No analysis, no criteria
Abad decreed that certain projects were “slow moving,” without any actual analysis of the projects or even criteria to determine which of these were slow moving and which were fast.
“Unprogrammed Funds” were declared as savings, even if these were funds to be used for certain projects, especially priority infrastructure determined in the budget laws, only when total government revenues exceeded targets – which these never did.
Department secretaries in the next administration will most probably expose how Abad and Aquino aborted crucial programs approved by Congress – for health, education, and infrastructure – so that the “savings” generated were put into DAP kitty to bribe the Congress to remove Corona, or to build up support among local politicians for the 2016 elections.
It is hilarious how Lacierda and other yellow apologists are trying to evoke an air of mysterious revelation over Section 49. Lacierda says Cory issued the administrative code just two days before Congress convened, and therefore, was a law.
Wow, Tita Cory reaches out through space and time to prevent his son from going to jail. Or maybe her spirit traveled to the future and saw that her son would be jailed after his term, so she went back to her present to issue the Code that would save her son?
The Supreme Court ruling that DAP was unconstitutional was based on three pillars, most important being its conclusion there were no “savings” that Aquino could use for his DAP.
The other two pillars were that Abad transferred funds of the Executive Branch to the other two branches of government, and that funds were used for projects not authorized by the budget laws.

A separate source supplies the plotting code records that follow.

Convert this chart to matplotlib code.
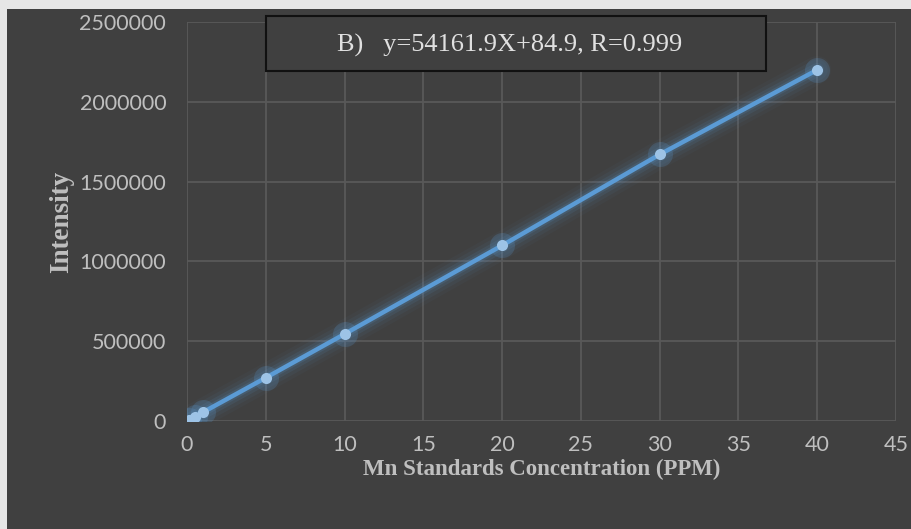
import matplotlib
matplotlib.use("Agg")
import matplotlib.pyplot as plt
from matplotlib.patches import Rectangle
import numpy as np

conc = [0.1, 0.5, 1, 5, 10, 20, 30, 40]
intensity = [5500, 27000, 54000, 271000, 545000, 1100000, 1670000, 2200000]
x_ticks = [0, 5, 10, 15, 20, 25, 30, 35, 40, 45]
y_ticks = [0, 500000, 1000000, 1500000, 2000000, 2500000]
eq_text = "B)   y=54161.9X+84.9, R=0.999"
x_label = "Mn Standards Concentration (PPM)"
y_label = "Intensity"

bg = "#404040"
txt = "#bfbfbf"
grid = "#595959"

fig = plt.figure(figsize=(9.12, 5.29), dpi=100)
fig.patch.set_facecolor("#e6e6e6")
fig.patches.append(Rectangle((7/912, 0), 1, 1 - 9/529, transform=fig.transFigure,
                             facecolor=bg, edgecolor="none", zorder=-10))

ax = fig.add_axes([187/912, 1 - 421/529, (896 - 187)/912, (421 - 22)/529])
ax.set_facecolor(bg)
ax.set_xlim(0, 45)
ax.set_ylim(0, 2500000)
ax.set_xticks(x_ticks)
ax.set_yticks(y_ticks)
ax.set_xticklabels([str(t) for t in x_ticks], family="Lato", fontsize=15.5, color=txt)
ax.set_yticklabels([str(t) for t in y_ticks], family="Lato", fontsize=15.5, color=txt)
ax.tick_params(length=0)
ax.tick_params(axis="x", pad=10)
ax.tick_params(axis="y", pad=15)
ax.grid(True, color=grid, linewidth=1.3)
ax.set_axisbelow(True)
for s in ax.spines.values():
    s.set_visible(False)

# glow
for lw, a in [(20, 0.04), (15, 0.06), (10, 0.1), (6, 0.15)]:
    ax.plot(conc, intensity, color="#5b9bd5", linewidth=lw, alpha=a,
            solid_capstyle="round", zorder=2)
ax.plot(conc, intensity, color="#5b9bd5", linewidth=3.2, zorder=3)
ax.plot(conc, intensity, linestyle="none", marker="o", markersize=18,
        color="#5b9bd5", alpha=0.2, markeredgewidth=0, zorder=3)
ax.plot(conc, intensity, linestyle="none", marker="o", markersize=8,
        color="#9dc3e6", markeredgewidth=0, zorder=4)

ax.set_xlabel(x_label, family="Liberation Serif", fontweight="bold",
              fontsize=16.5, color=txt, labelpad=3)
ax.set_ylabel(y_label, family="Liberation Serif", fontweight="bold",
              fontsize=19.5, color=txt, labelpad=4)

fig.patches.append(Rectangle((266/912, 1 - 71/529), 500/912, 55/529,
                             transform=fig.transFigure, facecolor=bg,
                             edgecolor="#111111", linewidth=1.5, zorder=5))
fig.text(510/912, 1 - 45/529, eq_text, family="Liberation Serif", fontsize=19,
         color="#e0e0e0", ha="center", va="center", zorder=6)

fig.savefig("out.png", dpi=100, facecolor=fig.get_facecolor())
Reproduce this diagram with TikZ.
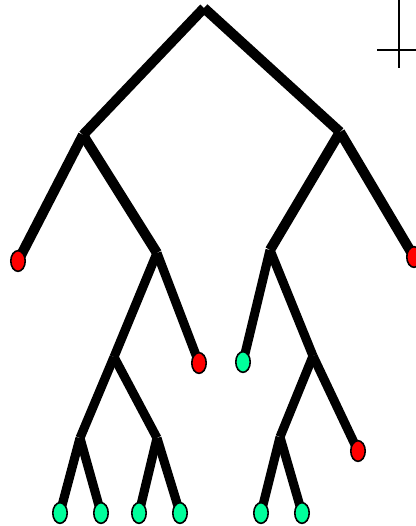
\documentclass[tikz,border=0pt]{standalone}
\usetikzlibrary{shapes.geometric}
\definecolor{leafred}{RGB}{255,0,0}
\definecolor{leafgreen}{RGB}{0,255,155}
\begin{document}
\begin{tikzpicture}[x=0.75pt,y=-0.75pt,
  branch/.style={line width=7.6pt,line cap=butt,draw=black},
  branchthin/.style={line width=6.8pt,line cap=butt,draw=black},
  leaf/.style={ellipse,draw=black,line width=1.2pt,inner sep=0pt,minimum width=10.8pt,minimum height=15.5pt},
  redleaf/.style={leaf,fill=leafred},
  greenleaf/.style={leaf,fill=leafgreen},
  crossline/.style={line width=1.6pt,draw=black}]
\useasboundingbox (0,0) rectangle (416,526);
% junctions
\coordinate (root) at (204,8);
\coordinate (l1) at (83,135);
\coordinate (r1) at (340,132);
\coordinate (l2) at (157,253);
\coordinate (r2) at (270,250);
\coordinate (l3) at (114,357);
\coordinate (r3) at (313,356);
\coordinate (l4a) at (80,438);
\coordinate (l4b) at (157,438);
\coordinate (r4) at (280,437);
% leaves (positions)
\coordinate (p1) at (18,261);
\coordinate (p2) at (414,257);
\coordinate (p3) at (199,363);
\coordinate (p4) at (243,362);
\coordinate (p5) at (358,451);
\coordinate (p6) at (60,513);
\coordinate (p7) at (101,513);
\coordinate (p8) at (139,513);
\coordinate (p9) at (180,513);
\coordinate (p10) at (261,513);
\coordinate (p11) at (302,513);
% branches
\draw[branch] (root) -- (l1);
\draw[branch] (root) -- (r1);
\draw[branch] (l1) -- (p1);
\draw[branch] (l1) -- (l2);
\draw[branch] (r1) -- (r2);
\draw[branch] (r1) -- (p2);
\draw[branchthin] (l2) -- (l3);
\draw[branchthin] (l2) -- (p3);
\draw[branchthin] (r2) -- (p4);
\draw[branchthin] (r2) -- (r3);
\draw[branchthin] (l3) -- (l4a);
\draw[branchthin] (l3) -- (l4b);
\draw[branchthin] (r3) -- (r4);
\draw[branchthin] (r3) -- (p5);
\draw[branchthin] (l4a) -- (p6);
\draw[branchthin] (l4a) -- (p7);
\draw[branchthin] (l4b) -- (p8);
\draw[branchthin] (l4b) -- (p9);
\draw[branchthin] (r4) -- (p10);
\draw[branchthin] (r4) -- (p11);
% leaf nodes
\node[redleaf] (n1) at (p1) {};
\node[redleaf] (n2) at (p2) {};
\node[redleaf] (n3) at (p3) {};
\node[greenleaf] (n4) at (p4) {};
\node[redleaf] (n5) at (p5) {};
\node[greenleaf] (n6) at (p6) {};
\node[greenleaf] (n7) at (p7) {};
\node[greenleaf] (n8) at (p8) {};
\node[greenleaf] (n9) at (p9) {};
\node[greenleaf] (n10) at (p10) {};
\node[greenleaf] (n11) at (p11) {};
% cross mark
\coordinate (cv1) at (399,0);
\coordinate (cv2) at (399,68);
\coordinate (ch1) at (377,50);
\coordinate (ch2) at (416,50);
\draw[crossline] (cv1) -- (cv2);
\draw[crossline] (ch1) -- (ch2);
\end{tikzpicture}
\end{document}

But these two points border on being superfluous since there were no funds – no savings – that could be transferred or used.
That crackpot ideas challenging the Supreme Court would be even disseminated in media highlights our nation’s lack of respect for institutions.
We have a Constitution that must be respected by all. We also have a Supreme Court, which as the Constitution specifies, is the final interpreter of that basic law of the land.
But no, in this yellow cult, any mad-hatter can insist on his or her own interpretation of the law, and Palace media operators would disseminate such views.
Disrespect for institutions
President Aquino is leading the way for this disrespect of our country’s cherished institutions. He bribes Congress to assault the Supreme Court by taking out its chief justice, even mobilizing the (previously independent) Commission on Audit and the Ombudsman for such a vile project.
Now, he has unleashed his lapdogs in media to denigrate the Supreme Court’s adverse decision on his DAP, which even his appointees Chief Justice Lourdes Sereno, as well as justices Bienvenido Reyes and Marivic Leonen had agreed with.
He is the first Philippine President in memory who has refused to publicly accept the decision of the Supreme Court.
A respectable, principled president would have declared: “We bow to the decision of the Supreme Court, and more than any other person in this land, I have the sacred duty to defend the Constitution, which the Court is the only entity that interprets what it means.”
Instead, what he practically has been saying is: “Screw the Court, especially you ingrates Sereno, Reyes, and Leonen. I won’t give up Abad. And just try impeaching me.”
(*The provision reads: “Savings in the appropriations provided in the General Appropriations Act may be used for the settlement of the following obligations incurred during a current fiscal year or previous fiscal years as may be approved by the Secretary in accordance with rules and procedures as may be approved by the President.)